Now here’s a track with flavor! It’s got a shallow river section with boats that double as ramps. Stairs that lead to a second tier. A marketplace, a warm pink and gold sunset, a fun parking garage where you can drift through three floors before jumping off—these are great features. An exotic musical accompaniment caps off the whole experience. Lots of fun. It’s as if Tokyo Blur finally found its groove!
A bit of a palate cleanser, Mario Circuit evokes the tried-and-true formula of older, more grounded tracks. It puts the focus on driving rather than thrills. Still, fire-breathing piranha plants will ruin your day unless you dodge skillfully. There’s also a nice hairpin turn before the end that keeps things interesting. You won’t hate it or love it, so at worst it’s redundant and at best inoffensive. What this track ultimately does is underscore how much the series has developed over time.

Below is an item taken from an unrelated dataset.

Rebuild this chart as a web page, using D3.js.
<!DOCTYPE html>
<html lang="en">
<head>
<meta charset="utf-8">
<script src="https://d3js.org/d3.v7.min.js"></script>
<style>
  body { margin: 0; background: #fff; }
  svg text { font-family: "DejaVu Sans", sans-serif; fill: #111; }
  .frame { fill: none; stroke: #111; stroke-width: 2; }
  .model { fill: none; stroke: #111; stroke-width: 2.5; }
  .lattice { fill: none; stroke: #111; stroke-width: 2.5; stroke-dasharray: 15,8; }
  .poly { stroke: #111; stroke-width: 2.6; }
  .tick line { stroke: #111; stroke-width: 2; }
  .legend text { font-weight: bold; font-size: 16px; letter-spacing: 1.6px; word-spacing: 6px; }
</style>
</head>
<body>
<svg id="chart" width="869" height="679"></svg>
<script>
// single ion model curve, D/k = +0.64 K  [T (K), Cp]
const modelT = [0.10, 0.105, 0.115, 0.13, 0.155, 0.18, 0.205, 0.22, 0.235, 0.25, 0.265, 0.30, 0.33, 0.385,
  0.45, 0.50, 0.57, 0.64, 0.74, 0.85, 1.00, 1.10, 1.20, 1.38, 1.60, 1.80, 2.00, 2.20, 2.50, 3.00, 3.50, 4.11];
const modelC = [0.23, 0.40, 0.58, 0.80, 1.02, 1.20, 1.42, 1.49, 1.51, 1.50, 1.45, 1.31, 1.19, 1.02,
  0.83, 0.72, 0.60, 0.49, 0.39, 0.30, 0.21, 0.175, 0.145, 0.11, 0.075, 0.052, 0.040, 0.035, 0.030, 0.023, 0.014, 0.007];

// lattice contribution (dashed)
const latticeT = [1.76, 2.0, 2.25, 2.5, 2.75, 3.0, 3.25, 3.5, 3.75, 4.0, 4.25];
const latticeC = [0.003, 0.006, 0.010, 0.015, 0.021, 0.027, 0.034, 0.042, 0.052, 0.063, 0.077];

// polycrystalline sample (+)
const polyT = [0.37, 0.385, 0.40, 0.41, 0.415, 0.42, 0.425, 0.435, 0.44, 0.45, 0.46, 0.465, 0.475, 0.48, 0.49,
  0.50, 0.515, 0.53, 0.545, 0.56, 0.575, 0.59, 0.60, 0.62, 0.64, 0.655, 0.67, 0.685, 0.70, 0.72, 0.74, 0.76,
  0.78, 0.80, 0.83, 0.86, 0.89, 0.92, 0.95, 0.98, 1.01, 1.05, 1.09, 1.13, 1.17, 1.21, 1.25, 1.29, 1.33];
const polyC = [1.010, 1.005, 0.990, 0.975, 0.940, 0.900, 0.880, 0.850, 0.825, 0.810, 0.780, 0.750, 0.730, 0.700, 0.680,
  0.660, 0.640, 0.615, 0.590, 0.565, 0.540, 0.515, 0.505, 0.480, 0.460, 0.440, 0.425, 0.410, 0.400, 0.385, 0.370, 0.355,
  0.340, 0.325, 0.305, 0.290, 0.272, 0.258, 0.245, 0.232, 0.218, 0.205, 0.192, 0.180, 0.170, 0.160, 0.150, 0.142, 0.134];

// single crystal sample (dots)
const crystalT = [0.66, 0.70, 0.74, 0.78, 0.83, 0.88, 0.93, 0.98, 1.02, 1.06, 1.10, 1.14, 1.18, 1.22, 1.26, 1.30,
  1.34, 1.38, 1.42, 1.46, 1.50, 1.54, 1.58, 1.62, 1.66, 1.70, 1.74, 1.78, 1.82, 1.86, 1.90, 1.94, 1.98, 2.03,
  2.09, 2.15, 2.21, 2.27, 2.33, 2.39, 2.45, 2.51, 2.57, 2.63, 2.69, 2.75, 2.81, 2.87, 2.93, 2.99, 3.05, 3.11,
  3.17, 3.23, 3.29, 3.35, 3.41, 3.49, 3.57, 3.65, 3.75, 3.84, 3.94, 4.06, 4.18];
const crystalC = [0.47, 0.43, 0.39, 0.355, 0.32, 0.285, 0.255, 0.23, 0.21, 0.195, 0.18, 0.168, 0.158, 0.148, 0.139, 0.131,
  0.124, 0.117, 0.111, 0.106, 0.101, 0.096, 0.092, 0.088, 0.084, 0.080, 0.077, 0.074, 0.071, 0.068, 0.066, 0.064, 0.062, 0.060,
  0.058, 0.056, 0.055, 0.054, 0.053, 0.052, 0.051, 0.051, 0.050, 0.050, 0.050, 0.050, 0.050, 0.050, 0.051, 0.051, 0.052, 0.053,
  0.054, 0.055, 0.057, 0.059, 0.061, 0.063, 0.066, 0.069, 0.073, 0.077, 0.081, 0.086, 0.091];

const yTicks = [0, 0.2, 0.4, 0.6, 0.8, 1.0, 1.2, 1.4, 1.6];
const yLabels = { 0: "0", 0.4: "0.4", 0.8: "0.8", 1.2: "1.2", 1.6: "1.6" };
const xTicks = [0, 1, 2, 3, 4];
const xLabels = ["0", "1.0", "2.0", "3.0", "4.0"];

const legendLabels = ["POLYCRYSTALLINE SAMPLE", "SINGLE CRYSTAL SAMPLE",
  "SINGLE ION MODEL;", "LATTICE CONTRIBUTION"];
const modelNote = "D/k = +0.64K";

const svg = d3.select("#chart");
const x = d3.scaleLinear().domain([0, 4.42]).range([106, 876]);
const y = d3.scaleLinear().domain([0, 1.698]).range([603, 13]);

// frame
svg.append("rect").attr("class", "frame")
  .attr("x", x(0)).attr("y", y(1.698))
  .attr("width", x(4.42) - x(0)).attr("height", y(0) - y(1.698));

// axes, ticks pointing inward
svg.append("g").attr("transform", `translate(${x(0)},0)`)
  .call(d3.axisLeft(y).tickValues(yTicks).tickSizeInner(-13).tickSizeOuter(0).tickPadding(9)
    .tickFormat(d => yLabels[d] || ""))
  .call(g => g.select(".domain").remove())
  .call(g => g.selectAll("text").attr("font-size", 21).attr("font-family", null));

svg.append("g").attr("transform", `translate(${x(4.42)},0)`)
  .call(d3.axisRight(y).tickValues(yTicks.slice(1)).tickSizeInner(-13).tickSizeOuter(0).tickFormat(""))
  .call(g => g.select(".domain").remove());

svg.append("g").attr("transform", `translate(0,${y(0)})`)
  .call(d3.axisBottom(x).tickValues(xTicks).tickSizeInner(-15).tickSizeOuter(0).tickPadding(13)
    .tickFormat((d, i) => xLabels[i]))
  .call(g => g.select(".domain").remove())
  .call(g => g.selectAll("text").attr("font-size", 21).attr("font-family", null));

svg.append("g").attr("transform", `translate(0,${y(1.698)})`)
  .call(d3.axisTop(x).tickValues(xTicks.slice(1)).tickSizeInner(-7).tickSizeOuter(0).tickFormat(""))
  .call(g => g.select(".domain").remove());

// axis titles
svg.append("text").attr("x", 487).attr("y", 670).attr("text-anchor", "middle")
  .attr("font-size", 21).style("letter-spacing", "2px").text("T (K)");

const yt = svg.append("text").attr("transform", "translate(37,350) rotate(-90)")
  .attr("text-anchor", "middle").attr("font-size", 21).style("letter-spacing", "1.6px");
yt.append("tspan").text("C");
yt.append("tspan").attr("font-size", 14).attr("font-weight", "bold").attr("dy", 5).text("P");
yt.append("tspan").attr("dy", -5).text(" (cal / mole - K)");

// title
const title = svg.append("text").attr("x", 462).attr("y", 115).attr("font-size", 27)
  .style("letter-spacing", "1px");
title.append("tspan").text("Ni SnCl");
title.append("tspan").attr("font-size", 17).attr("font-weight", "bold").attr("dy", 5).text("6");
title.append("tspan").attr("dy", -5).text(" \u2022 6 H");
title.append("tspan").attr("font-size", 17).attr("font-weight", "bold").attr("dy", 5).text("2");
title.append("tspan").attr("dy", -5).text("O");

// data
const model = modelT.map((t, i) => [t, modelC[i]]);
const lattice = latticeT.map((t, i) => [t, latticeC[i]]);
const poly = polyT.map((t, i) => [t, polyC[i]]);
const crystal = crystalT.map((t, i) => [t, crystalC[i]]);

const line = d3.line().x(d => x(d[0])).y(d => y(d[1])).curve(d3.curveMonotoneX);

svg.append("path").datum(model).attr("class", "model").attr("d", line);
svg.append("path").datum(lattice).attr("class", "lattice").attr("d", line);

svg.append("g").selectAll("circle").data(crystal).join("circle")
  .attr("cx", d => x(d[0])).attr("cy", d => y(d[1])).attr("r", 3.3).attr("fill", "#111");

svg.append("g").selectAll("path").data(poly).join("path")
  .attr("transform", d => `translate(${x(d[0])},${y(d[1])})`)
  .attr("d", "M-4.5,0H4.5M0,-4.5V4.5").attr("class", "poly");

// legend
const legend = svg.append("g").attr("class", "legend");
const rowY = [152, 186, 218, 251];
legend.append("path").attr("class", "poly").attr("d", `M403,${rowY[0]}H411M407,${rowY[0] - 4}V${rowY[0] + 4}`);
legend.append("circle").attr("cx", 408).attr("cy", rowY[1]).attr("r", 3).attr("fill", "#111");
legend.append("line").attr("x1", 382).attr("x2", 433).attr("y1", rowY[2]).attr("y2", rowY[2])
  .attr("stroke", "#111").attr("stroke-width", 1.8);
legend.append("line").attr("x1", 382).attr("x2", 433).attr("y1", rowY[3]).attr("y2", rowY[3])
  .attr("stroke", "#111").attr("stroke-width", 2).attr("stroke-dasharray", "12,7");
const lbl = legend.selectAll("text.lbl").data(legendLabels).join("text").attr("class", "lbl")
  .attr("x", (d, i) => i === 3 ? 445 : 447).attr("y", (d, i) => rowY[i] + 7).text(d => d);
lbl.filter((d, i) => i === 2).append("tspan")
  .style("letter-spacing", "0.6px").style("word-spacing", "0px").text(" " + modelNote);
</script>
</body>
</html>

A fun, muddy good time! This feels like a blood relative of Wario Stadium. The music suggests a super-charged gameshow with lots of wild spectators. You’ve got jumps, a secondary level with ramps, rotating chains of fireballs, and enormous sliding cardboard cutouts of piranha plants. Lots of mini-jumps and a solid use of drifting will keep you on your toes. Ladies and gentleman, we have a winner!
The lights and sights of this track are beautiful. It’s got a peppy tune that evokes Coconut Mall after midnight, a sort of carnival vibe or a trip to Las Vegas. A few of the attractions: multi-colored arches, three gliding areas, and a short jaunt through a market that looks suspiciously like China Town. Lap one is a bit short, but subsequent laps are longer. The track has several spots for drifting, plenty of ramps, and lots of terrain variation. Probably the best track from Tour so far.
The value proposition of the Booster Course Pack grows better with each wave drop. Even with a few clunkers, I am spoiled for choice. At times, the sheer number of tracks is overwhelming. It’s a wonderful problem to have! Waves 5 and 6 have been out in the wild for months now, so I’ll be setting my sights on those soon. Keep your foot on the pedal—we’re almost to the finish line.